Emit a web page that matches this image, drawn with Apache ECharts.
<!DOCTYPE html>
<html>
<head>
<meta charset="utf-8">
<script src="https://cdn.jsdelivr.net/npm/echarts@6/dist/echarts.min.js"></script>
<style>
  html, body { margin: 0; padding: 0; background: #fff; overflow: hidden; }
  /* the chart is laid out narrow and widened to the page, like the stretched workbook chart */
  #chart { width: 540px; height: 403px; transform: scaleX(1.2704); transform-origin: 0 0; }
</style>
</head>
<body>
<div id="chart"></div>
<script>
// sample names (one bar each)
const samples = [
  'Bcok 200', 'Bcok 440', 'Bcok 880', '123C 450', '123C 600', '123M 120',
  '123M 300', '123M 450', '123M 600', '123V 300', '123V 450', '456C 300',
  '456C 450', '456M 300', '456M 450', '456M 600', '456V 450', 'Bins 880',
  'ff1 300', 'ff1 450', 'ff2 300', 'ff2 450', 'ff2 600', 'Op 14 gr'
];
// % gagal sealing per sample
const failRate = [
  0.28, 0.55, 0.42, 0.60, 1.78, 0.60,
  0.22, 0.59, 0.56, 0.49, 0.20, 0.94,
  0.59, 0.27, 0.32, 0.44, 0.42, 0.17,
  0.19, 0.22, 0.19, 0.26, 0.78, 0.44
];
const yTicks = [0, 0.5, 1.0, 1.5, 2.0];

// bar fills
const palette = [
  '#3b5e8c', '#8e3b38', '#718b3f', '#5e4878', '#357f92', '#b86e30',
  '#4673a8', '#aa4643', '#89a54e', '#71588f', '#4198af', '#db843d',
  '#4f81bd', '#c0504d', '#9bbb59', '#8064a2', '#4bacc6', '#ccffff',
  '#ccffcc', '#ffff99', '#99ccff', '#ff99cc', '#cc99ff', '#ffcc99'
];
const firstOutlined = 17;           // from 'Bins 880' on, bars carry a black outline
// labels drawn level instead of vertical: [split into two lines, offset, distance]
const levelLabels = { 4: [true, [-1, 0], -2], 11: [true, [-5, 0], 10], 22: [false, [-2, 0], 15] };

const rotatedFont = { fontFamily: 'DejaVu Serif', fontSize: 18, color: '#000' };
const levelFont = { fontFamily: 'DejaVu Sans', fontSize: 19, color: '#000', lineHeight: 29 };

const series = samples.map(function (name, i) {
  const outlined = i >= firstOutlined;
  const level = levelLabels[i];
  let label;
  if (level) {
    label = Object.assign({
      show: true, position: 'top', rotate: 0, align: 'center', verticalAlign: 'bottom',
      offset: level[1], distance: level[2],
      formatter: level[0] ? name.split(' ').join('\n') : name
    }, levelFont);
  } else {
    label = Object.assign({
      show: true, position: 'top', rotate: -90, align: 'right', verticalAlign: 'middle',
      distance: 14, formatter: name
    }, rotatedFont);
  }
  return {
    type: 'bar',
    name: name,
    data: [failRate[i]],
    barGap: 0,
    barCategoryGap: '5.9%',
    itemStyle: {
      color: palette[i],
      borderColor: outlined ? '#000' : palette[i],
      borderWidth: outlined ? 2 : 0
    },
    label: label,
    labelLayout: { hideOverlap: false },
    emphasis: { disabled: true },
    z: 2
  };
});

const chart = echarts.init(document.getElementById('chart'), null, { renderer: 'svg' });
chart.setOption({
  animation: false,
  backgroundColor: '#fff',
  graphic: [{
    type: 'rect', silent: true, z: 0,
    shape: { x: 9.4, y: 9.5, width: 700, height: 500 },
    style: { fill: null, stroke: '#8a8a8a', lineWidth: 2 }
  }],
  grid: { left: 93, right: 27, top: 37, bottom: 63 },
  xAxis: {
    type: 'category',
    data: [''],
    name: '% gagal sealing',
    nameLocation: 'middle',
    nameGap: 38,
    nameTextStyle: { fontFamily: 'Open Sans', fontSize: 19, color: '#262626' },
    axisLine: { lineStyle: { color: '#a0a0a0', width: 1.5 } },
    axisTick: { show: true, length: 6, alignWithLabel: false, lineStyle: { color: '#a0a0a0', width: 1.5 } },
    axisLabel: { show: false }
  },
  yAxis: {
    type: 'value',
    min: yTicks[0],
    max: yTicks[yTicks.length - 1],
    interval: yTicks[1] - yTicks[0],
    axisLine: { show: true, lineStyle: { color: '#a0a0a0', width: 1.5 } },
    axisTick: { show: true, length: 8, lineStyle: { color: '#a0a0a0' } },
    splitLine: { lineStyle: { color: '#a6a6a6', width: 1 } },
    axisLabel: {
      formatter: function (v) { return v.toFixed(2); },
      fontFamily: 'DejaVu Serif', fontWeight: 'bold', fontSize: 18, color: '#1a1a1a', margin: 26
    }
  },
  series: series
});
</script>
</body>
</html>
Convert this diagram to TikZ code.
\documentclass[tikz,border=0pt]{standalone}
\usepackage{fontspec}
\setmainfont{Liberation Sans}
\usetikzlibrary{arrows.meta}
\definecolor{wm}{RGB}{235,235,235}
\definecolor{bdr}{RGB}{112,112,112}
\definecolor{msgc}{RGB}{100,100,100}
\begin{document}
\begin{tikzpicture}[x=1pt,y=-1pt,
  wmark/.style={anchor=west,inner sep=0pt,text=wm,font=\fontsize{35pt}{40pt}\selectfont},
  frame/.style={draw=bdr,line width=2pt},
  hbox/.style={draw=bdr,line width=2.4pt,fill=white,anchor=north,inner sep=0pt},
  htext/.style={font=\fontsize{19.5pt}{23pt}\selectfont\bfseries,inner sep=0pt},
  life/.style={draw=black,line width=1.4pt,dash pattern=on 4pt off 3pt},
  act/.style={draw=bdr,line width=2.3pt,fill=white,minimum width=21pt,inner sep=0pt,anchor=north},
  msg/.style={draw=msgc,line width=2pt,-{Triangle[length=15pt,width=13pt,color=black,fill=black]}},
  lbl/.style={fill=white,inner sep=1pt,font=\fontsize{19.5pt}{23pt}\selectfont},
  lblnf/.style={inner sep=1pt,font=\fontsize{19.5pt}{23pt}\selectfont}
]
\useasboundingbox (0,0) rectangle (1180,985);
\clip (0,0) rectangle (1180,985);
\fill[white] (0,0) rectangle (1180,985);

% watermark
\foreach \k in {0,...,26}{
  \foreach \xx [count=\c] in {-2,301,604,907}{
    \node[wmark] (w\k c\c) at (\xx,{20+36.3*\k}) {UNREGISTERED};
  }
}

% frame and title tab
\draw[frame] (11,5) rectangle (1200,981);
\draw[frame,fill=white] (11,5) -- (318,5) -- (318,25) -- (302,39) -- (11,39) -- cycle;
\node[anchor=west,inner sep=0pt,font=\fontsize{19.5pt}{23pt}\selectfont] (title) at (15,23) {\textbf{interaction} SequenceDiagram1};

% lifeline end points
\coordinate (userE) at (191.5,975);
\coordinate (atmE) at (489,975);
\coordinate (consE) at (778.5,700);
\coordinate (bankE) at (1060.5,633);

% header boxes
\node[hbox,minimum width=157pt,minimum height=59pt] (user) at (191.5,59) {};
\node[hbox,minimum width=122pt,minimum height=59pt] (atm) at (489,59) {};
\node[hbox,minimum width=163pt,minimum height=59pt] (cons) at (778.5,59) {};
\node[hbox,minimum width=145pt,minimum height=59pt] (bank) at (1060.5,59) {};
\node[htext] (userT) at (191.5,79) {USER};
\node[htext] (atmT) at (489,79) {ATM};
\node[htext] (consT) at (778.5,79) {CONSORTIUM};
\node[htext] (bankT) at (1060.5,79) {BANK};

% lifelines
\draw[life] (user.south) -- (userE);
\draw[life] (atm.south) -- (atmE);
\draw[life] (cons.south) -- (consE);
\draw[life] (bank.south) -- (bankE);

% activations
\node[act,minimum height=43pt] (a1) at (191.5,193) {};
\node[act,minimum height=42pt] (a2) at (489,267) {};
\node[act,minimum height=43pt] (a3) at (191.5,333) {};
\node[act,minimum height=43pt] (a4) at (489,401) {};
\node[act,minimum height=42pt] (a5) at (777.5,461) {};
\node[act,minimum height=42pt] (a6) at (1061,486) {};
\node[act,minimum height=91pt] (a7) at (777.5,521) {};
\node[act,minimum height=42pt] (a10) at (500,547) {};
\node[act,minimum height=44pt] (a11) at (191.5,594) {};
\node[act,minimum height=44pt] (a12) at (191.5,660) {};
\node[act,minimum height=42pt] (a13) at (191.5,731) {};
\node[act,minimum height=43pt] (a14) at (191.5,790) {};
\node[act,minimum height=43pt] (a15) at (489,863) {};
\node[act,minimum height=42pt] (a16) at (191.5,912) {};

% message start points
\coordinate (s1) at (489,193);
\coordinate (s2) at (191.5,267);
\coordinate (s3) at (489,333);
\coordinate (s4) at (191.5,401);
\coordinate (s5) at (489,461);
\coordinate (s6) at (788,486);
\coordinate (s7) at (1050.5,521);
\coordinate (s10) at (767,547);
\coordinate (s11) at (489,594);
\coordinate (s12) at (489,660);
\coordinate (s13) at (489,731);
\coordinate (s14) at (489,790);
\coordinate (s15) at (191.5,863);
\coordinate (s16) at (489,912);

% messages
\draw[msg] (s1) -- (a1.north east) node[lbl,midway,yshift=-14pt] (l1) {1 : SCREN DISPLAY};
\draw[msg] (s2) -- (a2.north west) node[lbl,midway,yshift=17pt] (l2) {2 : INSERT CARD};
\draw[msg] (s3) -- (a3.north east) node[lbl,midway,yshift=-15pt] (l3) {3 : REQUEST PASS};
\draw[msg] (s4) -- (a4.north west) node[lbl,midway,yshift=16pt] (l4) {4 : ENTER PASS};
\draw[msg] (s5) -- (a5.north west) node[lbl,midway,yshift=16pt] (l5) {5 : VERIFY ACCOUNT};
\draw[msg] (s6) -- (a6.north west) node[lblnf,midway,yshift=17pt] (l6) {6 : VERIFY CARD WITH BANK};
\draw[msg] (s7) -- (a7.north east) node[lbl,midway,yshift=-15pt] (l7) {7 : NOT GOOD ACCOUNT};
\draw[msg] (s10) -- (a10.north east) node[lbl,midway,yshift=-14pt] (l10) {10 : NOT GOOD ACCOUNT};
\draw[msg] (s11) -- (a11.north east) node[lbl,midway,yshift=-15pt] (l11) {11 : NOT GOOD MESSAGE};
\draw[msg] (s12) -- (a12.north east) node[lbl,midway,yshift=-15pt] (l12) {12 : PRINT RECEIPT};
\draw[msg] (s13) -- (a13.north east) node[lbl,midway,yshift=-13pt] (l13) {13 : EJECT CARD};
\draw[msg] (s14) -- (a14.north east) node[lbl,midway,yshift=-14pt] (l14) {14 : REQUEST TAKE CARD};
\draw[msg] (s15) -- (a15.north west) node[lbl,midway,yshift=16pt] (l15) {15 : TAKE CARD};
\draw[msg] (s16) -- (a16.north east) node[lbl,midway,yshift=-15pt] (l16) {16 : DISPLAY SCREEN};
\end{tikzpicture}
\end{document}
■ ■ ■ ■ ■ ■ ■
**WHAT IS ASKED**
Set down, exactly as written, each line of the data from its opening line through the one containing "const yTicks = [0, 0.5, 1.0, 1.5, 2.0];". Output nothing more.

**FINISHED TASK**
Emit a web page that matches this image, drawn with Apache ECharts.
<!DOCTYPE html>
<html>
<head>
<meta charset="utf-8">
<script src="https://cdn.jsdelivr.net/npm/echarts@6/dist/echarts.min.js"></script>
<style>
  html, body { margin: 0; padding: 0; background: #fff; overflow: hidden; }
  /* the chart is laid out narrow and widened to the page, like the stretched workbook chart */
  #chart { width: 540px; height: 403px; transform: scaleX(1.2704); transform-origin: 0 0; }
</style>
</head>
<body>
<div id="chart"></div>
<script>
// sample names (one bar each)
const samples = [
  'Bcok 200', 'Bcok 440', 'Bcok 880', '123C 450', '123C 600', '123M 120',
  '123M 300', '123M 450', '123M 600', '123V 300', '123V 450', '456C 300',
  '456C 450', '456M 300', '456M 450', '456M 600', '456V 450', 'Bins 880',
  'ff1 300', 'ff1 450', 'ff2 300', 'ff2 450', 'ff2 600', 'Op 14 gr'
];
// % gagal sealing per sample
const failRate = [
  0.28, 0.55, 0.42, 0.60, 1.78, 0.60,
  0.22, 0.59, 0.56, 0.49, 0.20, 0.94,
  0.59, 0.27, 0.32, 0.44, 0.42, 0.17,
  0.19, 0.22, 0.19, 0.26, 0.78, 0.44
];
const yTicks = [0, 0.5, 1.0, 1.5, 2.0];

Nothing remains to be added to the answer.